The fact that printers or finance brokers cannot apply directly for a grant could limit the uptake; in effect the printer will be left hoping that whoever processes their loan application at the bank takes a creative view – more akin to a broker – in terms of deciding whether a loan could be structured to meet the banks requirements with the benefit of a grant. Unsurprisingly, this is one of the main criticisms from finance experts, such as Mark Nelson of Compass Business Finance, who warns that the route to market – at just two banks, RBS and HSBC – is too narrow and will naturally restrict the beneficial impact of the scheme.

 

The other major caveats to the scheme are that the grants can only be used to fund new investment, not to refinance existing debt, and that they can only be used to support investment in new plant and machinery that will create new employment or safeguard existing employment.

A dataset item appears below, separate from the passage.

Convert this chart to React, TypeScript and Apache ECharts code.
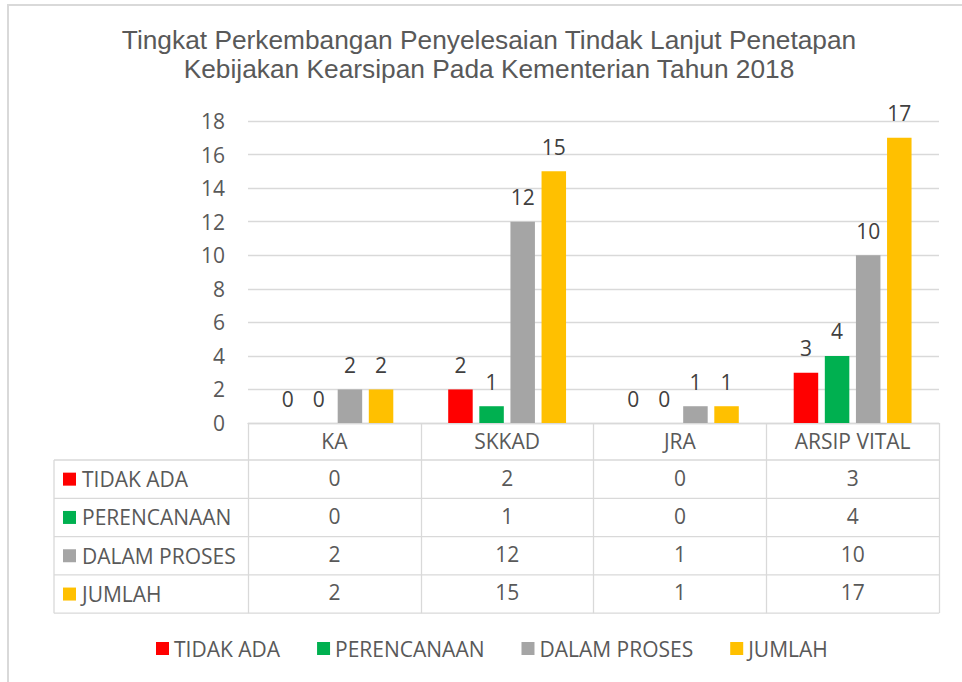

This is somewhat counterintuitive in terms of industries such as print, where one of the main rationales for investing in new equipment is that it will bring greater efficiency, enabling a reduction in staff costs.

 

However, perhaps the biggest problem – as seen by the massive drop-off in orders in the latest quarterly results from the major press manufacturers – is that the crisis in the eurozone, allied to falling economic growth and consumer demand, is putting thoughts of investment on the back-burner as the economic climate is too uncertain for most SMEs to take on new debt, even if the government is offering them free money as an incentive.

 

This doesn’t mean there is no support for the idea or any belief that it would not help printers to access funds needed to invest. "In some cases – if the company’s credit is okay and the serviceability of the debt is proven, but they don’t have the capital for the deposit – this scheme could work well," says Compass Business Finance’s Mark Nelson.

 

However, timing is everything in business and despite the fact the government seems to be moving in the right direction in terms of supporting investment in manufacturing, for most printers it’s still a waiting game.